Fighting previously erupted in January between the Iraqi army and the YBS, when Iraqi soldiers tried to take control of a YBS-run checkpoint.

In the Iraqi capital Baghdad, an immigration ministry official who handles issues of internal displacement said the situation in Sinjar had "returned to normal".

"These displacements are temporary. The security situation is very good," said the official, Ali Abbas.

In December, Iraqi Prime Minister Mustafa Al Kadhimi gave a warning that Iraqi forces would "continue to impose the authority of the state and the law in Sinjar," amid growing concerns over the proliferation of armed groups.

Meanwhile, Turkey is in the midst of a large-scale military operation to clear northern Iraq of PKK fighters who have had hideouts in the area since the 1980s.

Amid these operations, the YBS has also come under attack from Turkish forces, including air strikes aimed at its leadership.

This has put the YBS in a difficult position because powerful political groups in Iraq have also turned on their allies the PKK, amid the escalating conflict that has seen oil infrastructure destroyed.

Iran and Turkey at odds

The YBS also has ties to the Iraqi Popular Mobilisation Forces, or PMF, a collection of militias ostensibly under Iraqi government control, many of which are funded by Iran.

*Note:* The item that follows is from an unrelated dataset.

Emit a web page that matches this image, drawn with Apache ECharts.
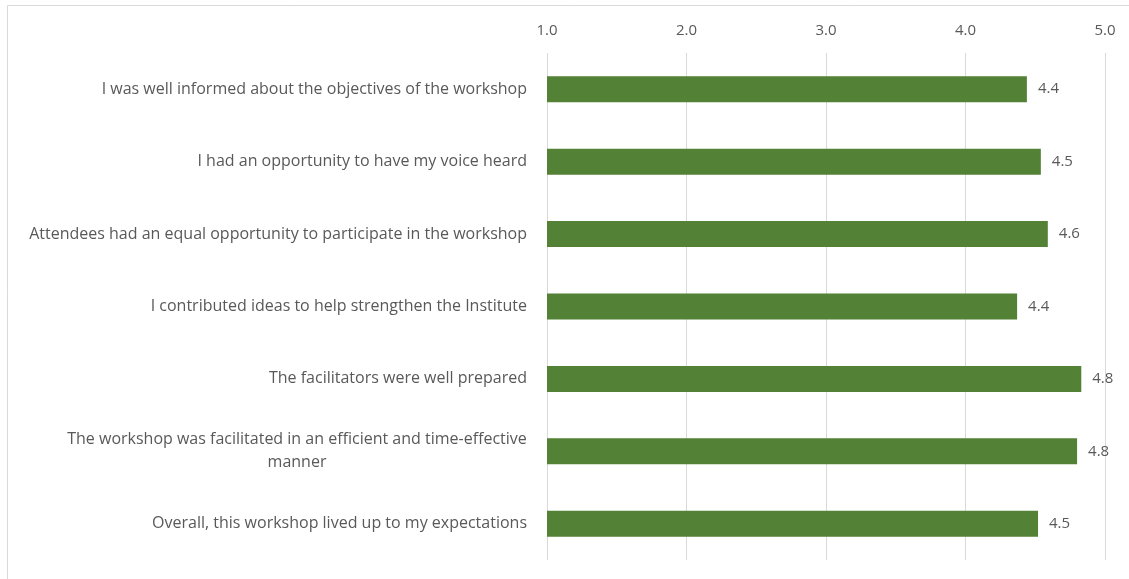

Some of these Iran-backed PMF groups stand accused of firing rockets at Iraqi-Kurdish oil infrastructure, angering the Kurdistan Democratic Party, which is currently aligned with powerful Iraqi cleric Moqtada Al Sadr, a Shiite who is at loggerheads with Tehran-supported groups.

PMF groups also stand accused of an assassination attempt against sitting Prime Minister Al Kadhimi, another factor that places the small, PMF-aligned YBS in the Iraqi government's sights.

The KDP, whose power base in Erbil is 200 kilometres away from Sinjar, has few reasons to intervene in the clashes.

It is aligned with Turkey, whose forces in northern Iraq have come under attack from PMF groups. With strong ties to Turkey, the KDP is now in conflict with the PKK, which has clashed in the past with KDP-linked Kurdish forces known as Peshmerga.

This has left the YBS with few supporters in northern Iraq.

The group controls checkpoints around Sinjar but finds itself at odds with powerful groups in Baghdad, the Turkish government and the Kurdish Democratic Party — the most powerful Kurdish party.

Sherwan Al Douberdani, a provincial deputy, said the YBS fighters were rejecting demands to pull out of Sinjar and for “the withdrawal of foreign agents”, a reference to the PKK.